OVER 50 people joined a picket of the Department of Health yesterday, demanding that the government honour a pledge from Tory Health Secretary Lansley before the election not to close the Whittington Hospital in Islington, north London.

This follows warnings that the closure plans are being renewed, despite the assurance from Lansley that he would make sure the Accident and Emergency Department stays open.

Demonstrators gave out leaflets warning: ‘The new coalition government’s white paper proposes the most far-reaching health service reorganisation which threatens the very future of the NHS.

• ‘NHS hospitals and services are to become independent of the NHS. Private companies will have equal status as “health care providers’’.

• ‘Billions of pounds of tax payers’ money will go to private companies as part of GP commissioning.

• ‘The national structures of the NHS will be replaced by “independent’’ economic regulators.

• ‘Health workers may lose their rights to national pay bargaining and NHS pensions.

‘The NHS has always been seen as the jewel in the crown of the welfare state. It was not won without a fight, but now we have an urgent battle on our hands to make sure that it is not dismantled and handed over to huge multinational corporations.’

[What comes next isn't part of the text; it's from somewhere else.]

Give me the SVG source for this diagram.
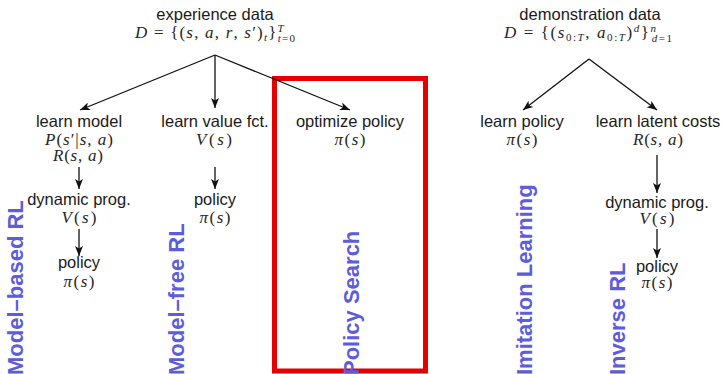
<svg xmlns="http://www.w3.org/2000/svg" width="724" height="374" viewBox="0 0 724 374">
<defs>
<marker id="ah" viewBox="0 0 10 8" refX="10" refY="4" markerWidth="11" markerHeight="8" markerUnits="userSpaceOnUse" orient="auto">
<path d="M0,0 L10,4 L0,8 L2.5,4 z" fill="#111"/>
</marker>
<style>
.t{font-family:"Liberation Sans",Arial,sans-serif;font-size:16.5px;fill:#1a1a1a;text-anchor:middle}
.m{font-family:"Liberation Serif","Times New Roman",serif;font-size:17px;fill:#262626;text-anchor:middle}
.i{font-style:italic}
.sub{font-size:11px}
.b{font-family:"Liberation Sans",Arial,sans-serif;font-size:22px;font-weight:bold;fill:#5c5cdc}
.c{stroke:#111;stroke-width:1.3;fill:none;marker-end:url(#ah)}
</style>
</defs>
<rect width="724" height="374" fill="#fff"/>

<g id="policy-search-box">
<rect x="274.5" y="78.5" width="151" height="292.5" fill="none" stroke="#e60000" stroke-width="5"/>
</g>

<g id="connectors">
<path class="c" d="M215,55 L80,110"/>
<path class="c" d="M215,55 L215,108"/>
<path class="c" d="M215,55 L350,110"/>
<path class="c" d="M79,167 L79,189"/>
<path class="c" d="M79,229 L79,256"/>
<path class="c" d="M215,167 L215,189"/>
<path class="c" d="M589,59 L523,110"/>
<path class="c" d="M589,59 L657,110"/>
<path class="c" d="M657,155 L657,193"/>
<path class="c" d="M657,229 L657,258"/>
</g>

<g id="experience-data">
<text class="t" x="215" y="20">experience data</text>
<text class="m" x="215" y="38" textLength="160" lengthAdjust="spacing"><tspan class="i">D</tspan> = {(<tspan class="i">s</tspan>, <tspan class="i">a</tspan>, <tspan class="i">r</tspan>, <tspan class="i">s</tspan>′)<tspan class="i sub" dy="3">t</tspan><tspan dy="-3">}</tspan><tspan class="i sub" dy="-6">T</tspan><tspan class="sub" dx="-7" dy="10"><tspan class="i">t</tspan>=0</tspan></text>
</g>

<g id="learn-model">
<text class="t" x="79" y="127">learn model</text>
<text class="m" x="79" y="145" textLength="68" lengthAdjust="spacing"><tspan class="i">P</tspan>(<tspan class="i">s</tspan>′|<tspan class="i">s</tspan>, <tspan class="i">a</tspan>)</text>
<text class="m" x="78" y="161" textLength="50" lengthAdjust="spacing"><tspan class="i">R</tspan>(<tspan class="i">s</tspan>, <tspan class="i">a</tspan>)</text>
</g>

<g id="learn-value">
<text class="t" x="215" y="127">learn value fct.</text>
<text class="m" x="214" y="145" textLength="36" lengthAdjust="spacing"><tspan class="i">V</tspan>(<tspan class="i">s</tspan>)</text>
</g>

<g id="optimize-policy">
<text class="t" x="350" y="127">optimize policy</text>
<text class="m" x="350" y="145" textLength="31" lengthAdjust="spacing"><tspan class="i">π</tspan>(<tspan class="i">s</tspan>)</text>
</g>

<g id="dynamic-prog-1">
<text class="t" x="79" y="205">dynamic prog.</text>
<text class="m" x="79" y="223" textLength="35" lengthAdjust="spacing"><tspan class="i">V</tspan>(<tspan class="i">s</tspan>)</text>
</g>

<g id="policy-1">
<text class="t" x="79" y="268">policy</text>
<text class="m" x="79" y="287" textLength="31" lengthAdjust="spacing"><tspan class="i">π</tspan>(<tspan class="i">s</tspan>)</text>
</g>

<g id="policy-2">
<text class="t" x="215" y="205">policy</text>
<text class="m" x="215" y="223" textLength="31" lengthAdjust="spacing"><tspan class="i">π</tspan>(<tspan class="i">s</tspan>)</text>
</g>

<g id="demonstration-data">
<text class="t" x="590" y="20">demonstration data</text>
<text class="m" x="588" y="38" textLength="168" lengthAdjust="spacing"><tspan class="i">D</tspan> = {(<tspan class="i">s</tspan><tspan class="sub" dy="3">0:<tspan class="i">T</tspan></tspan><tspan dy="-3">, </tspan><tspan class="i">a</tspan><tspan class="sub" dy="3">0:<tspan class="i">T</tspan></tspan><tspan dy="-3">)</tspan><tspan class="i sub" dy="-6">d</tspan><tspan dy="6">}</tspan><tspan class="i sub" dy="-6">n</tspan><tspan class="sub" dx="-6" dy="10"><tspan class="i">d</tspan>=1</tspan></text>
</g>

<g id="learn-policy">
<text class="t" x="522" y="127">learn policy</text>
<text class="m" x="522" y="145" textLength="31" lengthAdjust="spacing"><tspan class="i">π</tspan>(<tspan class="i">s</tspan>)</text>
</g>

<g id="learn-latent-costs">
<text class="t" x="658" y="127">learn latent costs</text>
<text class="m" x="658" y="145" textLength="50" lengthAdjust="spacing"><tspan class="i">R</tspan>(<tspan class="i">s</tspan>, <tspan class="i">a</tspan>)</text>
</g>

<g id="dynamic-prog-2">
<text class="t" x="657" y="208">dynamic prog.</text>
<text class="m" x="657" y="224" textLength="35" lengthAdjust="spacing"><tspan class="i">V</tspan>(<tspan class="i">s</tspan>)</text>
</g>

<g id="policy-3">
<text class="t" x="657" y="272">policy</text>
<text class="m" x="657" y="288" textLength="31" lengthAdjust="spacing"><tspan class="i">π</tspan>(<tspan class="i">s</tspan>)</text>
</g>

<g id="category-labels">
<text class="b" transform="translate(23,375) rotate(-90)">Model–based RL</text>
<text class="b" transform="translate(184,375) rotate(-90)">Model–free RL</text>
<text class="b" transform="translate(359,375) rotate(-90)">Policy Search</text>
<text class="b" transform="translate(532,375) rotate(-90)">Imitation Learning</text>
<text class="b" transform="translate(625,375) rotate(-90)">Inverse RL</text>
</g>
</svg>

Addressing yesterday’s protest, Islington Labour MP Jeremy Corbyn said that the campaign to keep open the Whittington was a campaign to save the NHS, not to keep the Whittington open at the expense of Chase Farm or any other hospital’s closure.

Speaking about the plans for ‘GP-led commissioning’, he said: ‘GPs will be responsible for £80 billion of NHS funding. Where is the democratic accountability in that?’ He warned that private conglomerates like Bupa will come in to do the ‘commissioning’ for GPs, leading to large-scale privatisation. ‘The NHS is not for sale!’ he said.

Former Save Chase Farm councillor Kate Wilkinson said Tory Health Secretary Lansley ‘came to Chase Farm A&E to reassure us there would be a moratorium’ on the threat to close the hospital. But two months later, she said, there are now moves afoot ‘to get through exactly the proposals that we fought against’, starting with the cutting of 50 beds – over 10 per cent of the hospital’s 494 beds.

Mick Gilgunn, secretary of Islington Trades Council, also spoke. Gilgunn called on community groups, tenants groups and all trade unions to join in the fight to defend the NHS and the whole Welfare State.

The Defend the Whittington Hospital Coalition, marched to the hospital before the general election, vowing to stop any government from shutting it. The Coalition said: ‘Yet again our health services are at risk. The North Central London NHS (covering Camden, Islington, Haringey, Enfield and Barnet) have reopened the possibility of closing the Accident and Emergency, Trauma, Paediatrics and Maternity Department in North London Hospitals.

‘This is part of a wider attack on hospitals and other health and mental health services in North London. Health Secretary Andrew Lansley gave us reassurances about our hospitals, before and after the election, that the NCL plans would be scrapped and that our Accident and Emergency provision would be safe. If this fails to be the case, this is the first serious broken promise to come from the Government.’